Nunca ha vivido de rentas ni ha dejado de mirar hacia adelante. Por eso Miquel Gil (Catarroja, 1956) acaricia sus cincuenta años de carrera – los cumplirá el año que viene – con un trabajo que se inscribe plenamente en la contemporaneidad. Se llama Viatger (2024), y su tacto electrónico apenas tiene nada que ver con el de aquel disco homónimo, Viajero (1988), que publicó al frente del proyecto Terminal Sur y se adelantó a su tiempo en su exploración de las entonces llamadas músicas del mundo. “Aquella era una visión confrontada con el turista, el que hacía los viajes largos, y este es el viaje de la vida, un canto a hacerse mayor: fuera los disfraces, que no te silencies ni te dejes silenciar”, confiesa acerca de su actual impulso creativo. Al mismo tiempo, arremete contra el edadismo en el mundo de las artes. “María Bas, de Nebulossa, dice que ya no tiene veinte años y que por eso hay cosas se la sudan: pues ole, qué bonito, yo estoy con eso, y de hecho me gusta curiosear y saber cómo está sonando el mundo, ese es un ejercicio que no hay que perder, no hay que dejar que te pese la mochila de la nostalgia”, argumenta. Ni siquiera permite que estas cinco décadas en el tajo, desde los tiempos de Al Tall, de cuya formación original fue miembro en los setenta, sean un lastre. Por eso dice que el título del disco proviene de un libro que le marcó, La viajera de noche (2019), de la escritora francesa Laure Adler, una lúcida reflexión sobre lo que significa envejecer.
El próximo 9 de marzo lo presentará en el Teatre Principal de València, en un concierto en el que estará acompañado por veteranos como Pep Gimeno “Botifarra” o Vicent Torrent, pero también por valores emergentes como La Maria o Titana. Una combinación de contrastada experiencia e insolente juventud que en esencia explica la vigencia de su discurso, siempre alimentándose de tradición y modernidad, cifrado ahora en un trabajo que define como de “artesanía digital del siglo XXI”, y al que no quiere ver – ni en pintura – tildado de “folklórico”. Lo explica: “El folklore es una cosa del siglo XIX, y no me gusta ese concepto museístico, con todo el respeto al museo: yo cojo un bolero tradicional para mezclarlo con reggae y ponerle la letra de un poeta, y que eso sirva para tirar hacia adelante”. Contrario al inmovilismo por naturaleza, Miquel Gil reconoce sentirse fascinado por la música “de Rocío Márquez con Bronquio”, cuyo disco Tercer cielo (2022) le rompió los esquemas, pero también por Tarta Relena, los británicos The Smile (el grupo de los Radiohead Thom Yorke y Jonny Greenwood) y lo que hace Mercedes Peón con la Warsaw Village Band. “¿Qué sería de mí sin Led Zeppelin y Bach?”, se pregunta.
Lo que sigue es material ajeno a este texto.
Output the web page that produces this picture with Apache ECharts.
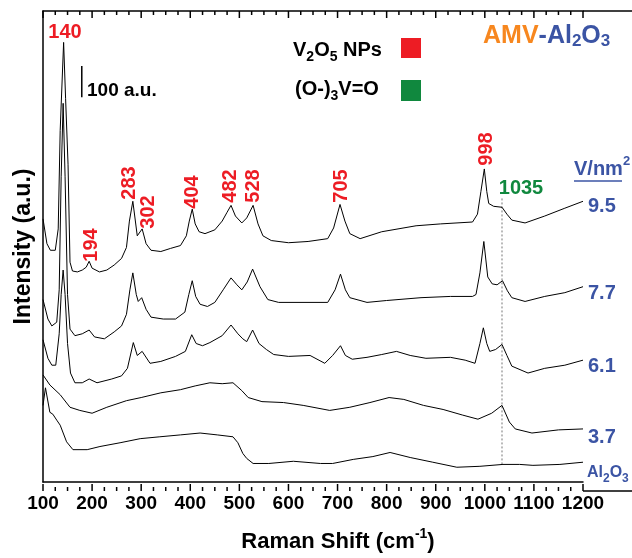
<!DOCTYPE html>
<html><head><meta charset="utf-8">
<script src="https://cdn.jsdelivr.net/npm/echarts@6.0.0/dist/echarts.min.js"></script>
<style>html,body{margin:0;padding:0;background:#fff}#c{width:632px;height:558px}</style>
</head><body><div id="c"></div>
<script>
// ---- data (Raman shift in cm-1, intensity in a.u., traces stacked as plotted) ----
const wn95 = [100,108,115,125,131,135,142,146,151,155,160,170,180,188,194,200,215,230,245,260,270,276,283,292,302,310,320,340,360,380,392,398,404,410,418,430,450,465,475,483,492,505,515,528,538,548,565,600,640,680,692,705,715,725,746,790,860,910,975,985,992,999,1004,1008,1018,1035,1045,1055,1082,1122,1163,1200];
const int95 = [838,759,738,738,806,1119,1400,1222,1012,700,672,669,675,684,703,681,669,675,691,712,747,831,894,784,806,759,738,734,744,753,784,831,869,822,797,791,803,831,859,881,847,825,841,881,822,784,769,762,766,775,809,884,831,791,775,797,816,822,828,853,925,997,925,887,878,875,853,834,825,847,872,894];

const wn77 = [100,110,118,128,133,137,141,145,150,155,165,180,194,205,225,245,260,270,277,283,290,294,301,310,320,345,370,389,397,404,411,420,435,450,467,483,495,505,516,527,542,558,580,650,680,695,706,716,725,760,800,870,930,975,982,990,998,1006,1015,1025,1036,1046,1055,1082,1122,1163,1200];
const int77 = [581,519,497,509,612,972,1206,972,597,487,466,472,484,462,456,478,497,534,612,666,597,575,587,550,525,519,519,541,597,641,591,566,559,572,612,650,628,612,637,678,622,581,572,572,572,612,662,612,587,572,578,587,591,591,597,666,766,653,631,628,641,609,587,575,591,603,622];

const wn61 = [100,110,118,126,133,137,141,145,150,156,165,180,194,210,240,260,272,284,292,302,318,340,370,390,403,412,425,440,465,483,497,507,515,527,540,555,570,600,644,674,690,706,716,730,760,790,820,848,880,930,960,980,990,997,1004,1010,1022,1035,1045,1055,1088,1122,1163,1200];
const int61 = [453,394,372,372,472,597,675,597,441,347,316,316,328,316,328,338,362,444,403,416,378,384,400,416,469,441,434,444,466,500,472,456,447,484,441,422,406,400,403,378,403,434,403,391,397,406,416,403,394,397,388,378,441,491,441,416,422,438,403,369,347,362,372,388];

const wn37 = [100,114,135,155,175,200,230,270,300,340,380,410,440,465,487,505,518,546,590,630,684,725,766,805,835,875,915,955,986,1014,1035,1050,1062,1096,1150,1200];
const int37 = [341,309,278,238,228,219,238,259,269,284,294,306,316,313,316,291,269,256,253,244,228,238,253,269,263,244,231,213,200,219,244,191,169,156,166,169];

const wnAl = [100,105,108,114,120,128,135,148,161,190,216,257,298,338,380,420,455,487,497,507,515,528,560,610,665,690,732,772,807,848,894,943,990,1037,1071,1098,1153,1200];
const intAl = [244,300,306,222,216,197,181,128,103,103,113,125,138,144,150,156,150,144,125,91,75,59,59,66,59,59,72,81,94,78,63,47,50,56,56,53,56,63];

// guide line at 1035 cm-1 and the 100 a.u. scale bar
const guideX = [1035, 1035];
const guideY = [56, 909];
const barX = [179, 179];
const barY = [1225, 1325];

const xTicks = [100, 1200, 100];   // min, max, interval
const minorStep = 25;
const peakLabels = ['140','194','283','302','404','482','528','705','998','1035'];
const loadLabels = ['9.5','7.7','6.1','3.7','Al2O3'];

// ---- chart ----
const FF = '"Liberation Sans", Arial, Helvetica, sans-serif';
const RED = '#ed1c24', GREEN = '#10883e', BLUE = '#3b54a4', ORANGE = '#f7871f';
const W = 632, GL = 43, GR = 49, GT = 11, GH = 480;
const chart = echarts.init(document.getElementById('c'), null, {renderer: 'canvas'});
const zip = (xs, ys) => xs.map((x, i) => [x, ys[i]]);

const spectra = [[wn95, int95], [wn77, int77], [wn61, int61], [wn37, int37], [wnAl, intAl]];
const series = spectra.map((s, i) => ({
  type: 'line', name: loadLabels[i], data: zip(s[0], s[1]), symbol: 'none',
  lineStyle: {color: '#000', width: 1}, z: 3
}));
series.push({type: 'line', data: zip(guideX, guideY), symbol: 'none',
  lineStyle: {color: '#777', width: 1, type: [2, 2]}, z: 2});
series.push({type: 'line', data: zip(barX, barY), symbol: 'none',
  lineStyle: {color: '#000', width: 1.5}, z: 3});

const frameLine = {show: true, onZero: false, lineStyle: {color: '#000', width: 1.5}};
function xAxisDef(pos, opts) {
  return Object.assign({
    type: 'value', position: pos, min: xTicks[0], max: xTicks[1], interval: xTicks[2],
    axisLine: frameLine, axisTick: {show: false}, minorTick: {show: false},
    splitLine: {show: false}, minorSplitLine: {show: false}, axisLabel: {show: false}
  }, opts);
}
const bottomAxis = xAxisDef('bottom', {
  axisLabel: {show: true, color: '#000', fontFamily: FF, fontWeight: 'bold', fontSize: 19,
    margin: 12, showMinLabel: true, showMaxLabel: true, formatter: v => String(v)},
  name: '{m|Raman Shift (cm}{p|-1}{m|)}', nameLocation: 'middle', nameGap: 45,
  nameTextStyle: {padding: [0, 0, 0, 50], rich: {
    m: {fontSize: 22, fontWeight: 'bold', fontFamily: FF, color: '#000', lineHeight: 30, verticalAlign: 'middle'},
    p: {fontSize: 14, fontWeight: 'bold', fontFamily: FF, color: '#000', lineHeight: 18, verticalAlign: 'top'}}}
});
const topAxis = xAxisDef('top', {});

const bold = (size, fill) => ({fontSize: size, fontWeight: 'bold', fontFamily: FF, fill: fill || '#000'});
function sub(size, fill) { return Object.assign(bold(size, fill), {lineHeight: 10, verticalAlign: 'bottom'}); }
function main(size, fill) { return Object.assign(bold(size, fill), {lineHeight: 28, verticalAlign: 'middle'}); }

function plain(x, y, text, size, fill, align, rot) {
  return {type: 'text', x: x, y: y, rotation: rot || 0, z: 10,
    style: {text: text, font: 'bold ' + size + 'px ' + FF, fill: fill, align: align || 'center', verticalAlign: 'middle'}};
}
function rich(x, y, text, richDef, align) {
  return {type: 'text', x: x, y: y, z: 10,
    style: {text: text, rich: richDef, align: align || 'left', verticalAlign: 'middle'}};
}
function seg(x1, y1, x2, y2, color, w) {
  return {type: 'line', z: 10, shape: {x1: x1, y1: y1, x2: x2, y2: y2}, style: {stroke: color, lineWidth: w}};
}
function box(x, y, w, h, fill) {
  return {type: 'rect', z: 10, shape: {x: x, y: y, width: w, height: h}, style: {fill: fill}};
}

// x position of a Raman shift through the axis scale (falls back to the grid's linear scale)
function xPix(v) {
  let p = null;
  try { p = chart.convertToPixel({gridIndex: 0}, [v, 0]); } catch (e) { p = null; }
  if (p && isFinite(p[0])) return p[0];
  return GL + (v - xTicks[0]) / (xTicks[1] - xTicks[0]) * (W - GL - GR);
}

const R = Math.PI / 2;
const graphics = [
  plain(65, 32, peakLabels[0], 20, RED),
  plain(91, 245, peakLabels[1], 20, RED, 'center', R),
  plain(129.5, 183, peakLabels[2], 20, RED, 'center', R),
  plain(148, 212, peakLabels[3], 20, RED, 'center', R),
  plain(192, 192, peakLabels[4], 20, RED, 'center', R),
  plain(230, 186, peakLabels[5], 20, RED, 'center', R),
  plain(253, 186, peakLabels[6], 20, RED, 'center', R),
  plain(341, 186, peakLabels[7], 20, RED, 'center', R),
  plain(486, 149, peakLabels[8], 20, RED, 'center', R),
  plain(521, 188, peakLabels[9], 20, GREEN),
  plain(87, 90.5, '100 a.u.', 19, '#000', 'left'),
  rich(293, 50.5, '{m|V}{s|2}{m|O}{s|5}{m| NPs}', {m: main(20), s: sub(14)}),
  rich(295, 89.5, '{m|(O-)}{s|3}{m|V=O}', {m: main(20), s: sub(14)}),
  box(401, 38, 20, 20, RED),
  box(401, 80, 20, 21, GREEN),
  rich(483, 36, '{o|AMV}{b|-Al}{bs|2}{b|O}{bs|3}', {o: main(25, ORANGE), b: main(25, BLUE), bs: sub(17, BLUE)}),
  rich(574, 169, '{m|V/nm}{p|2}', {m: main(20, BLUE), p: Object.assign(bold(13, BLUE), {lineHeight: 18, verticalAlign: 'top'})}),
  seg(574, 181, 622, 181, BLUE, 1.5),
  plain(588, 206, loadLabels[0], 20, BLUE, 'left'),
  plain(588, 293, loadLabels[1], 20, BLUE, 'left'),
  plain(588, 366, loadLabels[2], 20, BLUE, 'left'),
  plain(588, 437, loadLabels[3], 20, BLUE, 'left'),
  rich(587, 473, '{m|Al}{s|2}{m|O}{s|3}', {m: Object.assign(bold(16, BLUE), {lineHeight: 24, verticalAlign: 'middle'}), s: sub(12, BLUE)}),
  seg(W - GR, GT + GH, W, GT + GH, '#000', 1.5),
  seg(W - GR, GT, W, GT, '#000', 1.5)
];

chart.setOption({
  animation: false,
  backgroundColor: '#fff',
  grid: {left: GL, right: GR, top: GT, height: GH, containLabel: false},
  xAxis: [bottomAxis, topAxis],
  yAxis: {
    type: 'value', min: 0, max: 1500,
    axisLine: {show: true, onZero: false, lineStyle: {color: '#000', width: 1.5}},
    axisTick: {show: false}, axisLabel: {show: false}, splitLine: {show: false},
    name: 'Intensity (a.u.)', nameLocation: 'middle', nameGap: 8,
    nameTextStyle: {fontSize: 23, fontWeight: 'bold', fontFamily: FF, color: '#000'}
  },
  series: series
});

// inward-pointing major/minor ticks on the bottom and top frame lines (thin filled bars)
for (let v = xTicks[0]; v <= xTicks[1]; v += minorStep) {
  const px = xPix(v);
  const len = (v - xTicks[0]) % xTicks[2] === 0 ? 7 : 4;
  graphics.push(box(px - 0.75, GT + GH - len, 1.5, len, '#000'));
  graphics.push(box(px - 0.75, GT, 1.5, len, '#000'));
}
chart.setOption({graphic: {elements: graphics}});
</script>
</body></html>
No cree que haya que segmentar la música por estilos. “Para mí, solo hay música buena y mala”, esgrime.
Acostumbrado a la autogestión, el músico de Catarroja piensa que la reciente oleada de artistas que funden folk y vanguardia “es positiva porque interpretar el presente y el futuro desde tu patrimonio siempre aporta originalidad”, aunque la multiculturalidad “esté en entredicho en Alemania, Francia, Polonia, Hungría y aquí”, y confiesa que la textura electrónica de su nuevo trabajo culmina un trayecto que viene de lejos: “Vengo de los Spectrum, Commodores y Ataris, muchos de mis instrumentos orgánicos en discos anteriores eran samplers, y tenía ganas de jugar con la tecnología, porque la electrónica democratiza: es algo que había intentado antes con cançons de batre pero no me había gustado el resultado”. Viatger (2024) también alberga un homenaje al añorado Joan Baptista Humet en forma de versión, Otoño en Navarrés, que le dio “llorera” porque le remite a la exuberante naturaleza de una comarca que conoce bien. Lo único que lamenta es la discontinuidad de nuestra escena: “Muchos músicos tienen chiquillos y se lo dejan, yo tengo mucha envidia de los norteamericanos, que tienen una red de locales para actuar y mueren en el escenario”. Y aunque reconoce que en la última década “había una infraestructura y grupos que han crecido espectacularmente con un circuito de actuaciones”, reconoce sus dudas ante el titubeante presente: “Tendremos que volver a las trincheras en toda Europa pero no solo por la música, sino por valores que dábamos por consolidados, como el ecologismo o el feminismo: después de la serie Falcon Crest, las redes sociales son lo que más daño ha hecho a la sociedad porque no las estamos sabiendo gestionar y están produciendo auténticos monstruos”.